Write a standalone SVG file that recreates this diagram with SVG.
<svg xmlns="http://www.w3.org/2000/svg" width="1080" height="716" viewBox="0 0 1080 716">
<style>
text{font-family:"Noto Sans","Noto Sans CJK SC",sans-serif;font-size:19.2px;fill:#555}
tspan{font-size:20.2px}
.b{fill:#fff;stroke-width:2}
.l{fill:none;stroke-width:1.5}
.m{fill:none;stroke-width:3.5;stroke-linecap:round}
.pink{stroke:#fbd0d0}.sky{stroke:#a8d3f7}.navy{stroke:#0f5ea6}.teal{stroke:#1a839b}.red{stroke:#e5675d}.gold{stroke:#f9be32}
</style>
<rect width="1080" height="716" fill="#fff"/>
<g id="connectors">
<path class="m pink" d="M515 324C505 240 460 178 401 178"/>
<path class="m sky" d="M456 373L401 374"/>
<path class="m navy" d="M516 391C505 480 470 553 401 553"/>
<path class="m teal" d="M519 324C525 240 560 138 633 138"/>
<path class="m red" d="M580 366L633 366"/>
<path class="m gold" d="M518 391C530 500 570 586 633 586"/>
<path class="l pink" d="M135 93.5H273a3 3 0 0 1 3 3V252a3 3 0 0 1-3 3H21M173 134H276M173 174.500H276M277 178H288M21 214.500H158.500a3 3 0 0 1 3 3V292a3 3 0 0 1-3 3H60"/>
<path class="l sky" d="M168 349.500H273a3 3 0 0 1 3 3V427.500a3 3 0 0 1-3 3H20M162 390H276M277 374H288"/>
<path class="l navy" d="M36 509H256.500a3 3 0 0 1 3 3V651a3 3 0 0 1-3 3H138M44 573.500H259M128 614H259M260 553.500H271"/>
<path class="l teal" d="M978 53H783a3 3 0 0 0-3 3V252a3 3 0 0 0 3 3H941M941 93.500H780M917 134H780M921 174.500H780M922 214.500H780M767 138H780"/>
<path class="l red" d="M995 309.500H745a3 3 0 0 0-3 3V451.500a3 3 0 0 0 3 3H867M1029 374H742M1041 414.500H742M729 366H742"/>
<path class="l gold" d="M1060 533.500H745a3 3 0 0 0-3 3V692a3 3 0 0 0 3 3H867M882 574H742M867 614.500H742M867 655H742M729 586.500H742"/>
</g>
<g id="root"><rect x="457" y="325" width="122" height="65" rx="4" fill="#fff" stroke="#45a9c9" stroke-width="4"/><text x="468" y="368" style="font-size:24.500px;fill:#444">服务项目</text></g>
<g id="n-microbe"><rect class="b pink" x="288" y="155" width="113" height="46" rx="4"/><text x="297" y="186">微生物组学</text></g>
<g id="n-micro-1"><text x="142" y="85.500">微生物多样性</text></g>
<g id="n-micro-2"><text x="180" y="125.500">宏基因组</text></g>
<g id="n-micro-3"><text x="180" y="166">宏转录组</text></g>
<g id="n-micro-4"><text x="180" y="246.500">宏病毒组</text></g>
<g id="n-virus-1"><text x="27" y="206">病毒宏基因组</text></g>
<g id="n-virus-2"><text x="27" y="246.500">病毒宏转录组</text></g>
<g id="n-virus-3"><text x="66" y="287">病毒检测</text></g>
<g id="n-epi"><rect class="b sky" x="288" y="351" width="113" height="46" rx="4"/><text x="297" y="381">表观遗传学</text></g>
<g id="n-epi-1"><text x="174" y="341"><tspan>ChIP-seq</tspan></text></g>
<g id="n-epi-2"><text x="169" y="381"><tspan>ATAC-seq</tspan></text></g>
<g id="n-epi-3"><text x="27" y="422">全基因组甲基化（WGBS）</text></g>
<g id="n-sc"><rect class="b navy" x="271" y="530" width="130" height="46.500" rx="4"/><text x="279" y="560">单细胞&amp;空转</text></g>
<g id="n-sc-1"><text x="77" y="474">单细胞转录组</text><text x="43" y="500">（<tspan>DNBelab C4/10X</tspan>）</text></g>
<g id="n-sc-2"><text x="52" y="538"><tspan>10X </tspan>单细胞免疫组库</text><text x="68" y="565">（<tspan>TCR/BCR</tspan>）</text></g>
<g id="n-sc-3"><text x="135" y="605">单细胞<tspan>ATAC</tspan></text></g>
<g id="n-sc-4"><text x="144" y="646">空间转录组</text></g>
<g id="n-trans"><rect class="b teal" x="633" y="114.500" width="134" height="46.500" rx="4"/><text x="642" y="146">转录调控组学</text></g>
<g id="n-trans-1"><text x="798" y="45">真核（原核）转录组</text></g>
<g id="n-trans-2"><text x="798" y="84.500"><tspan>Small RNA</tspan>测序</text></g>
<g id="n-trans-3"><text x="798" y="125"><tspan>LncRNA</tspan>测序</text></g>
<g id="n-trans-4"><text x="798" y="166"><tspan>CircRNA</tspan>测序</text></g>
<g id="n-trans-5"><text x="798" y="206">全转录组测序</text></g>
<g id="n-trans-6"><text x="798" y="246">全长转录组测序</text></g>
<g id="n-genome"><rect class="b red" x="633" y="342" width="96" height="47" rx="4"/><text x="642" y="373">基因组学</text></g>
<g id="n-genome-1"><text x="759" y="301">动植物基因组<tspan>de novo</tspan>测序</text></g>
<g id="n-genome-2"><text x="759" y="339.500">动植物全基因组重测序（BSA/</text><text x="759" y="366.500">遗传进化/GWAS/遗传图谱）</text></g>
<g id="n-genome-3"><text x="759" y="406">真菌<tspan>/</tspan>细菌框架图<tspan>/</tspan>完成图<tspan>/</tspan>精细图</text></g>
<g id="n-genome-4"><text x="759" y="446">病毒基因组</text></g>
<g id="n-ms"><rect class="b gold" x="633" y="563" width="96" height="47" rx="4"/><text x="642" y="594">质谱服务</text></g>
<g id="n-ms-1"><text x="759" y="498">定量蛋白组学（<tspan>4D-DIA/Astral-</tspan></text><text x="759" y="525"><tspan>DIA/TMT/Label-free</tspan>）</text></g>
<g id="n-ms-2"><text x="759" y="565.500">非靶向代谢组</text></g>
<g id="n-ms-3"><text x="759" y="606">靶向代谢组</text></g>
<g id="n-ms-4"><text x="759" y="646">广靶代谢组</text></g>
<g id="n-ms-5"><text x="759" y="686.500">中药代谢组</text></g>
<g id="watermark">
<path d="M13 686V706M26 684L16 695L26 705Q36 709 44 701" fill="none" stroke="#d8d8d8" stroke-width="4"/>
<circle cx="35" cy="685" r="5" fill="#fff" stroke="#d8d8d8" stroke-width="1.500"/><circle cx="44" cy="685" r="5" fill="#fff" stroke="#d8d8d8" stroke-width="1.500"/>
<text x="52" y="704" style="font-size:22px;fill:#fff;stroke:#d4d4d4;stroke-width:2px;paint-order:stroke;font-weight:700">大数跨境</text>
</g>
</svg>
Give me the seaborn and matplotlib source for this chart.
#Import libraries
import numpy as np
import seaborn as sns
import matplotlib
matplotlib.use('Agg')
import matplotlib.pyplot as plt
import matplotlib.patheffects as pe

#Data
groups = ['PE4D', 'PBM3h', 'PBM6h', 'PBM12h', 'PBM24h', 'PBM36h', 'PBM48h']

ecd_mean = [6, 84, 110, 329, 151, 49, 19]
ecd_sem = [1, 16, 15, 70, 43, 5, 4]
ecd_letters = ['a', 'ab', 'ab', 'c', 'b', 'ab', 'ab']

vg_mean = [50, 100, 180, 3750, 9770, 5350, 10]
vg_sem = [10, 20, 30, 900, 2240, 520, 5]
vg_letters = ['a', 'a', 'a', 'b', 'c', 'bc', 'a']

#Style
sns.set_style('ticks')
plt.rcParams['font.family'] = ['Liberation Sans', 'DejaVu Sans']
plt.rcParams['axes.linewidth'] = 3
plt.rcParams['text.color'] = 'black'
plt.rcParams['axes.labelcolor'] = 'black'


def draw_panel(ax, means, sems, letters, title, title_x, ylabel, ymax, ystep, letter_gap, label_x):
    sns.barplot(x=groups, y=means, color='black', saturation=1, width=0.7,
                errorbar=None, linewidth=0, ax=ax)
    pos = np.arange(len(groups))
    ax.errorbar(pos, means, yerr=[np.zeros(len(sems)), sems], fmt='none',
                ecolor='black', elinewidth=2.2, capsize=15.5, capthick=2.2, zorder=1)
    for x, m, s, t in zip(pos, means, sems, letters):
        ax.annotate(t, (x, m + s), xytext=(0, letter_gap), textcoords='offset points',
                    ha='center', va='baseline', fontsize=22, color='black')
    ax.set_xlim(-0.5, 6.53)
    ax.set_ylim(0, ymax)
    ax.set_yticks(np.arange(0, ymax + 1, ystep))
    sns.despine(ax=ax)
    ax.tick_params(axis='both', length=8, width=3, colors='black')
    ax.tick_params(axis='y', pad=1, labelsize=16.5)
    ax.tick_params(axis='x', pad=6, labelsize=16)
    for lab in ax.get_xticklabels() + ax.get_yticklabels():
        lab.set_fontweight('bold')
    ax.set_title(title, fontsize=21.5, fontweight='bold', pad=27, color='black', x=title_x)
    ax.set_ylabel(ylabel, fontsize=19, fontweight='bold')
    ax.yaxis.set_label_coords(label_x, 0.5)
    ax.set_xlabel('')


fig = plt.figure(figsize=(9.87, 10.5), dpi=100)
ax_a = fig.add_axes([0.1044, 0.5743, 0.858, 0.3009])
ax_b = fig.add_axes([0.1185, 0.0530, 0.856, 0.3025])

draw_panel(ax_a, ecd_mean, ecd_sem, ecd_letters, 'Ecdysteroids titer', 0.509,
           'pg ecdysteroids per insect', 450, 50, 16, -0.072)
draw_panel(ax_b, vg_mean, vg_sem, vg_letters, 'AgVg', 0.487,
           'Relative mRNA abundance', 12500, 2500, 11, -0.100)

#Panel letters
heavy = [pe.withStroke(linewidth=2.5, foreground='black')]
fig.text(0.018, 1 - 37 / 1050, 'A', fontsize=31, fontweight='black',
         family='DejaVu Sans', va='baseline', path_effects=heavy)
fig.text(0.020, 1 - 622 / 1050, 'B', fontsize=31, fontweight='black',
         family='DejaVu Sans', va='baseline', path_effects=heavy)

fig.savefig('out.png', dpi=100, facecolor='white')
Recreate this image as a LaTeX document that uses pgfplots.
◆ ◆ ◆ ◆ ◆ ◆ ◆
*Exercise brief:* Repeat word for word the stretch of lines from the one with "Give me the" down to the one with "vg_letters = ['a', 'a', 'a', 'b', 'c', 'bc', 'a']", both included.

*Solution to this exercise:*
Give me the seaborn and matplotlib source for this chart.
#Import libraries
import numpy as np
import seaborn as sns
import matplotlib
matplotlib.use('Agg')
import matplotlib.pyplot as plt
import matplotlib.patheffects as pe

#Data
groups = ['PE4D', 'PBM3h', 'PBM6h', 'PBM12h', 'PBM24h', 'PBM36h', 'PBM48h']

ecd_mean = [6, 84, 110, 329, 151, 49, 19]
ecd_sem = [1, 16, 15, 70, 43, 5, 4]
ecd_letters = ['a', 'ab', 'ab', 'c', 'b', 'ab', 'ab']

vg_mean = [50, 100, 180, 3750, 9770, 5350, 10]
vg_sem = [10, 20, 30, 900, 2240, 520, 5]
vg_letters = ['a', 'a', 'a', 'b', 'c', 'bc', 'a']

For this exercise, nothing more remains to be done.